- DATA SEGMENT:
▼▼▼
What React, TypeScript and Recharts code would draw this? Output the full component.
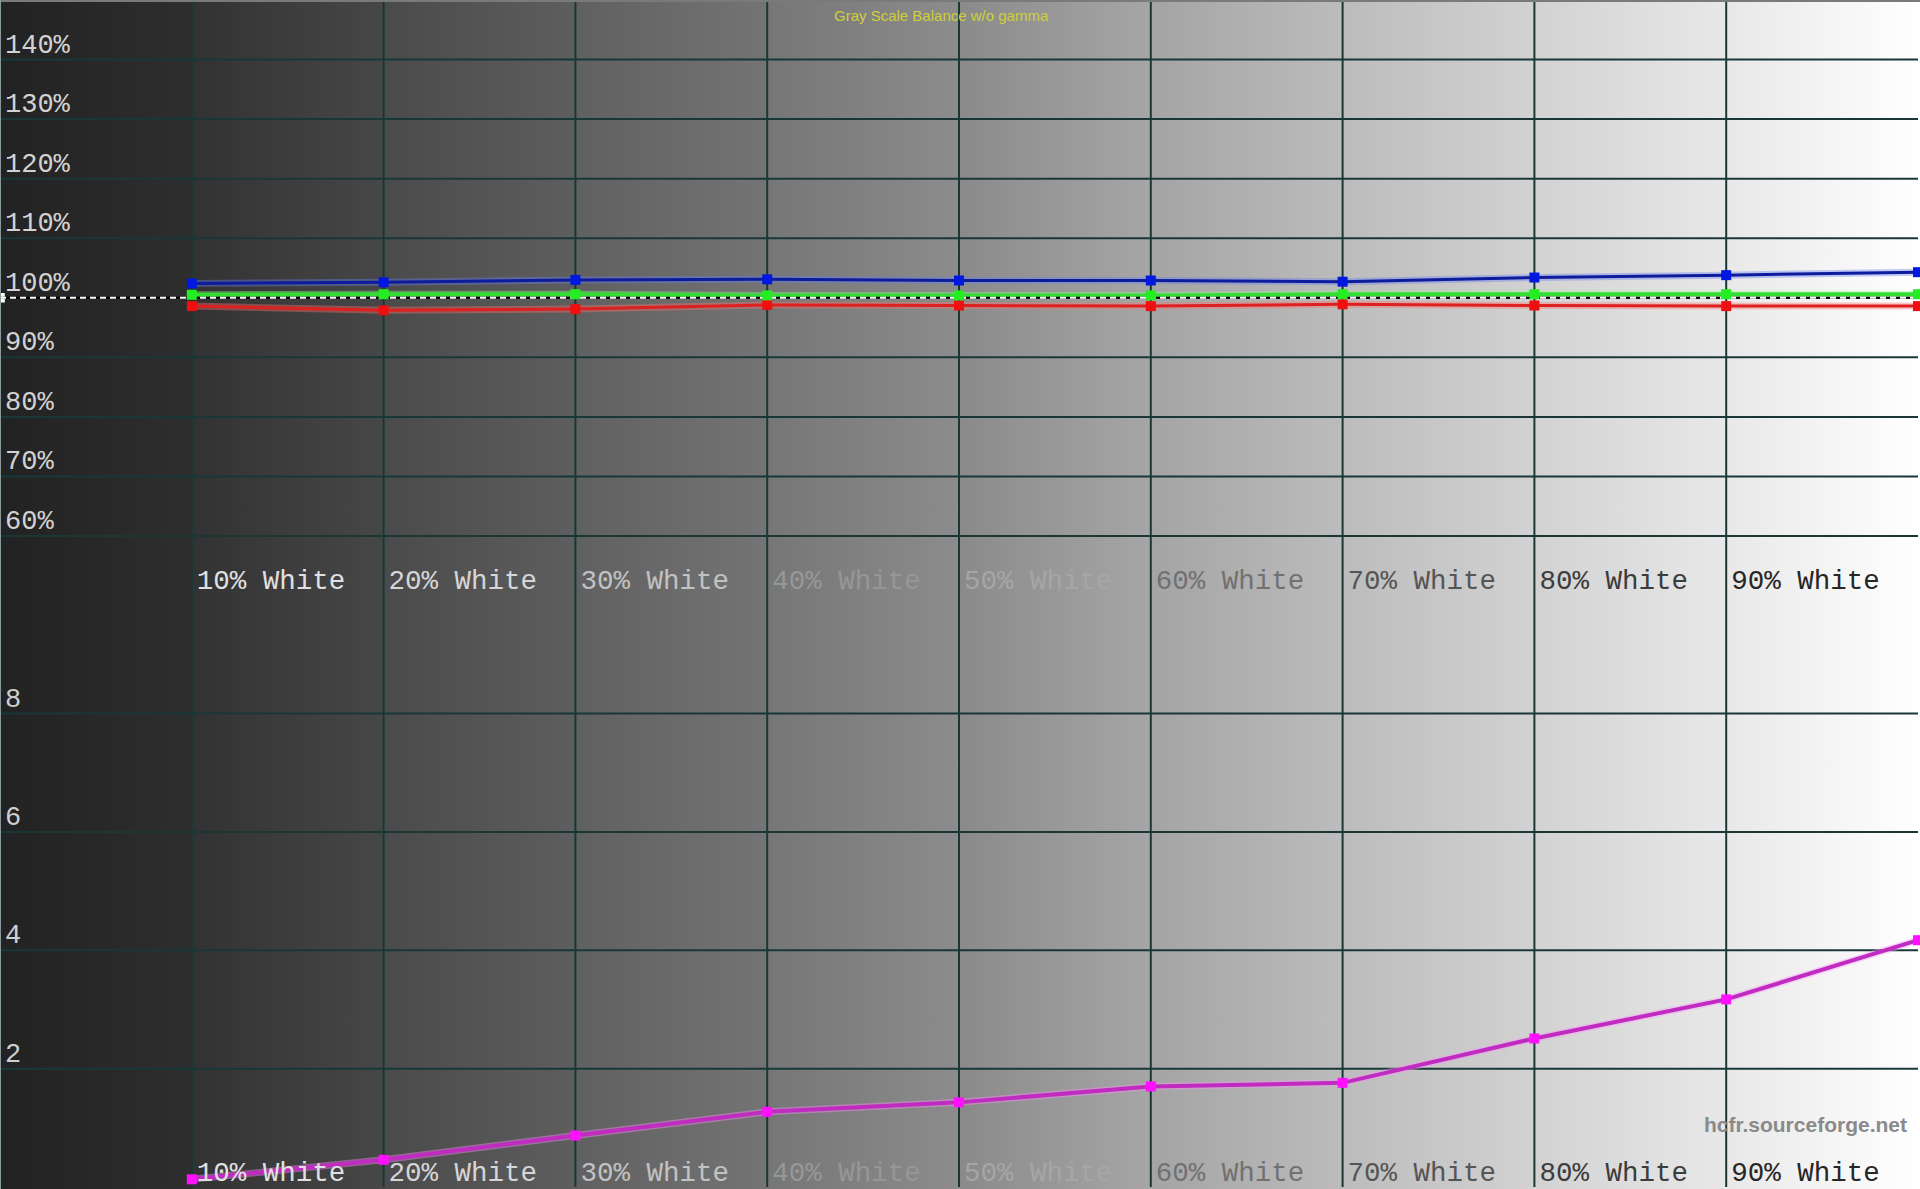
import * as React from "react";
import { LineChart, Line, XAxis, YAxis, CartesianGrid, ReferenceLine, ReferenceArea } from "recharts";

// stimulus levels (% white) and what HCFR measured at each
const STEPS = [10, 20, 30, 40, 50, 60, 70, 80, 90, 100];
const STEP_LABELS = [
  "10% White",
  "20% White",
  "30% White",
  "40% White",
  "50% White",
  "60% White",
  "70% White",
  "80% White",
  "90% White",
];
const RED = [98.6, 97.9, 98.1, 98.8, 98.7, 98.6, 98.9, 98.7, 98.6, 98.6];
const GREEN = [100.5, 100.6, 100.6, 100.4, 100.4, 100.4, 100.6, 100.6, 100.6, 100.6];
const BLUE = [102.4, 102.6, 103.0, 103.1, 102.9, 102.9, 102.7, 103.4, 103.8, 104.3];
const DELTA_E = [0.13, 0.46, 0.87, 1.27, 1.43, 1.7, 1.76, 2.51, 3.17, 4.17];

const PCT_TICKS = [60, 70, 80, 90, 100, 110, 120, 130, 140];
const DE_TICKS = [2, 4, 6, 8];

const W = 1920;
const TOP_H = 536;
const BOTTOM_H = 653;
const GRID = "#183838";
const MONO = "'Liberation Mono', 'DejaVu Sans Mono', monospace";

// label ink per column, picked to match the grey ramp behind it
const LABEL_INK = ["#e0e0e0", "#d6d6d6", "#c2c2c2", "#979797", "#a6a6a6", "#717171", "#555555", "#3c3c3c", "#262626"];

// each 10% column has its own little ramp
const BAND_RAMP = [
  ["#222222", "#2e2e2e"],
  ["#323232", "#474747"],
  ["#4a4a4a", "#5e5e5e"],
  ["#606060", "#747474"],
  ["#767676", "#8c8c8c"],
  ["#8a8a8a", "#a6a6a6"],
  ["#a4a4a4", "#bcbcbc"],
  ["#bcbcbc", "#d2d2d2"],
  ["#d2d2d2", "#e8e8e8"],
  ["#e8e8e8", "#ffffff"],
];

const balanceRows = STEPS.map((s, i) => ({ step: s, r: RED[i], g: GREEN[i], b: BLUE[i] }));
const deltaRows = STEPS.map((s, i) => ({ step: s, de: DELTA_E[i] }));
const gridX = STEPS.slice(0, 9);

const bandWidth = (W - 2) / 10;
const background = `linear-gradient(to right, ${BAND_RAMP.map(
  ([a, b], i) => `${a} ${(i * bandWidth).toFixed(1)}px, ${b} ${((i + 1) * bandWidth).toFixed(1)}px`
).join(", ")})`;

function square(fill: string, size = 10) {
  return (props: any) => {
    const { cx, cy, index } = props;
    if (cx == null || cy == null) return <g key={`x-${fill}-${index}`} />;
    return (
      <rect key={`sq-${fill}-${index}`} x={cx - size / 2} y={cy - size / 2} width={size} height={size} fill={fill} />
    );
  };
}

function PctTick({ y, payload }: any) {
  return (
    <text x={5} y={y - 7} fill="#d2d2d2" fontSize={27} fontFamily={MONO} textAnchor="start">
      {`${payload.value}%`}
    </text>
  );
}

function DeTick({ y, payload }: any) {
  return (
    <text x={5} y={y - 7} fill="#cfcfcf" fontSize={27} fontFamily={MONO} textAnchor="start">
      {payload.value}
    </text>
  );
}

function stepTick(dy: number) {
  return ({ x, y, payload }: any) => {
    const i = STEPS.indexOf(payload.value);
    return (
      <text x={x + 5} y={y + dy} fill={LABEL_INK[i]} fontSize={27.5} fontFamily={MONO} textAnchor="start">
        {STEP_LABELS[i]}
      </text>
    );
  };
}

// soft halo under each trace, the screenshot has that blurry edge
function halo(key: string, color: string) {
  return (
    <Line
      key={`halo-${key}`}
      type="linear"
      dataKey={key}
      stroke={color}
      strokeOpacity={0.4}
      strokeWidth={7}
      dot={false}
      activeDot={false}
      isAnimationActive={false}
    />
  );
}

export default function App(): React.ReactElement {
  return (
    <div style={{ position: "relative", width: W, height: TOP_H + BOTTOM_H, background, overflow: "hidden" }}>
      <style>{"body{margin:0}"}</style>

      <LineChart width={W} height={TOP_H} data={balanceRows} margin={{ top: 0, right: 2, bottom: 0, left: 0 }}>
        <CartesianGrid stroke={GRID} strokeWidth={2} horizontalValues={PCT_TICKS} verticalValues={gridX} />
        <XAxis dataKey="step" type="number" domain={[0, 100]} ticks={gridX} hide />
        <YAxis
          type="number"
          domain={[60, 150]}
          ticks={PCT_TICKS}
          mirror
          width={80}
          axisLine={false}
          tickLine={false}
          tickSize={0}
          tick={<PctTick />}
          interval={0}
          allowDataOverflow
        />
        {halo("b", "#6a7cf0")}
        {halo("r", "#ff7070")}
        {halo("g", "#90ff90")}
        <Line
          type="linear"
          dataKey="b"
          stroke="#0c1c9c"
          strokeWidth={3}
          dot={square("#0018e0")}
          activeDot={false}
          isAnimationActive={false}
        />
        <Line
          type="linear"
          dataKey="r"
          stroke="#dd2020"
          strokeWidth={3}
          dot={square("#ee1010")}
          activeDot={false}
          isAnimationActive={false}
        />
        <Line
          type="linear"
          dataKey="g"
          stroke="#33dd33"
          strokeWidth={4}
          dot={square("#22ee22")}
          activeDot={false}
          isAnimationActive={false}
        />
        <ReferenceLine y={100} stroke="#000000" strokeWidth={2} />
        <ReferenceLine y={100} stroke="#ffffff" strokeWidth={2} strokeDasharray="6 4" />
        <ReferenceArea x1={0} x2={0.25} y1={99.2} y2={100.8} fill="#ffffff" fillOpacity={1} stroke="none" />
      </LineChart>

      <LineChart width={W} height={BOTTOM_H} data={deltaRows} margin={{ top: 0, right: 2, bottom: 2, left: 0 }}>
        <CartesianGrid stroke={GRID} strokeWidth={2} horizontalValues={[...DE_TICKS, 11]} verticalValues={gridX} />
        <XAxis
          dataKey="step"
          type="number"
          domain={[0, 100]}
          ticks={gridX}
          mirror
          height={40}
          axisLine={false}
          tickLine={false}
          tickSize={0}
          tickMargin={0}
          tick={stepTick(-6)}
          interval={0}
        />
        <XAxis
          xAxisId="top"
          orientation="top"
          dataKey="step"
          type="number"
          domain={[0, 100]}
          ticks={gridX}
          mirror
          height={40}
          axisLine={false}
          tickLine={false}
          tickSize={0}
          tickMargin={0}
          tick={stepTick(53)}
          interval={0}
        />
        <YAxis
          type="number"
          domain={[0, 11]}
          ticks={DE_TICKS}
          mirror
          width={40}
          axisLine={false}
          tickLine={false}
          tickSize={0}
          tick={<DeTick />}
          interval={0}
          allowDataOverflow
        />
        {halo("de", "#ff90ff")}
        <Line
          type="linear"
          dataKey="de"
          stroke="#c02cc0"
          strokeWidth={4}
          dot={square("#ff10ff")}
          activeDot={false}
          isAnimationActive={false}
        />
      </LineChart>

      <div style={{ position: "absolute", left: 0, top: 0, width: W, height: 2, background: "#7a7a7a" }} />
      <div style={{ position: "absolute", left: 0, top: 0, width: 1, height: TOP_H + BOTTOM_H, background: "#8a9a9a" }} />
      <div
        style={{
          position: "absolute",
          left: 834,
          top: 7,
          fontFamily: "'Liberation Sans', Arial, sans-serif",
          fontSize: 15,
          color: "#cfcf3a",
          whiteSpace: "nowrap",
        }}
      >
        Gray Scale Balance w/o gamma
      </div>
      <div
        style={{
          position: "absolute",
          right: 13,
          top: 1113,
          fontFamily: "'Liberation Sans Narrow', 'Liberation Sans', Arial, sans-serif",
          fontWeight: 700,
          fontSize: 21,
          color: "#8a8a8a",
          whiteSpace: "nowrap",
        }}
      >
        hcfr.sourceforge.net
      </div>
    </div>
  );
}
▲▲▲
- EXERCISE AIM: Reproduce the material above from its first line through the line containing "const gridX = STEPS.slice(0, 9);", both ends included, and skip every picture.

- SOLUTION TO THIS PROBLEM:
What React, TypeScript and Recharts code would draw this? Output the full component.
import * as React from "react";
import { LineChart, Line, XAxis, YAxis, CartesianGrid, ReferenceLine, ReferenceArea } from "recharts";

// stimulus levels (% white) and what HCFR measured at each
const STEPS = [10, 20, 30, 40, 50, 60, 70, 80, 90, 100];
const STEP_LABELS = [
  "10% White",
  "20% White",
  "30% White",
  "40% White",
  "50% White",
  "60% White",
  "70% White",
  "80% White",
  "90% White",
];
const RED = [98.6, 97.9, 98.1, 98.8, 98.7, 98.6, 98.9, 98.7, 98.6, 98.6];
const GREEN = [100.5, 100.6, 100.6, 100.4, 100.4, 100.4, 100.6, 100.6, 100.6, 100.6];
const BLUE = [102.4, 102.6, 103.0, 103.1, 102.9, 102.9, 102.7, 103.4, 103.8, 104.3];
const DELTA_E = [0.13, 0.46, 0.87, 1.27, 1.43, 1.7, 1.76, 2.51, 3.17, 4.17];

const PCT_TICKS = [60, 70, 80, 90, 100, 110, 120, 130, 140];
const DE_TICKS = [2, 4, 6, 8];

const W = 1920;
const TOP_H = 536;
const BOTTOM_H = 653;
const GRID = "#183838";
const MONO = "'Liberation Mono', 'DejaVu Sans Mono', monospace";

// label ink per column, picked to match the grey ramp behind it
const LABEL_INK = ["#e0e0e0", "#d6d6d6", "#c2c2c2", "#979797", "#a6a6a6", "#717171", "#555555", "#3c3c3c", "#262626"];

// each 10% column has its own little ramp
const BAND_RAMP = [
  ["#222222", "#2e2e2e"],
  ["#323232", "#474747"],
  ["#4a4a4a", "#5e5e5e"],
  ["#606060", "#747474"],
  ["#767676", "#8c8c8c"],
  ["#8a8a8a", "#a6a6a6"],
  ["#a4a4a4", "#bcbcbc"],
  ["#bcbcbc", "#d2d2d2"],
  ["#d2d2d2", "#e8e8e8"],
  ["#e8e8e8", "#ffffff"],
];

const balanceRows = STEPS.map((s, i) => ({ step: s, r: RED[i], g: GREEN[i], b: BLUE[i] }));
const deltaRows = STEPS.map((s, i) => ({ step: s, de: DELTA_E[i] }));
const gridX = STEPS.slice(0, 9);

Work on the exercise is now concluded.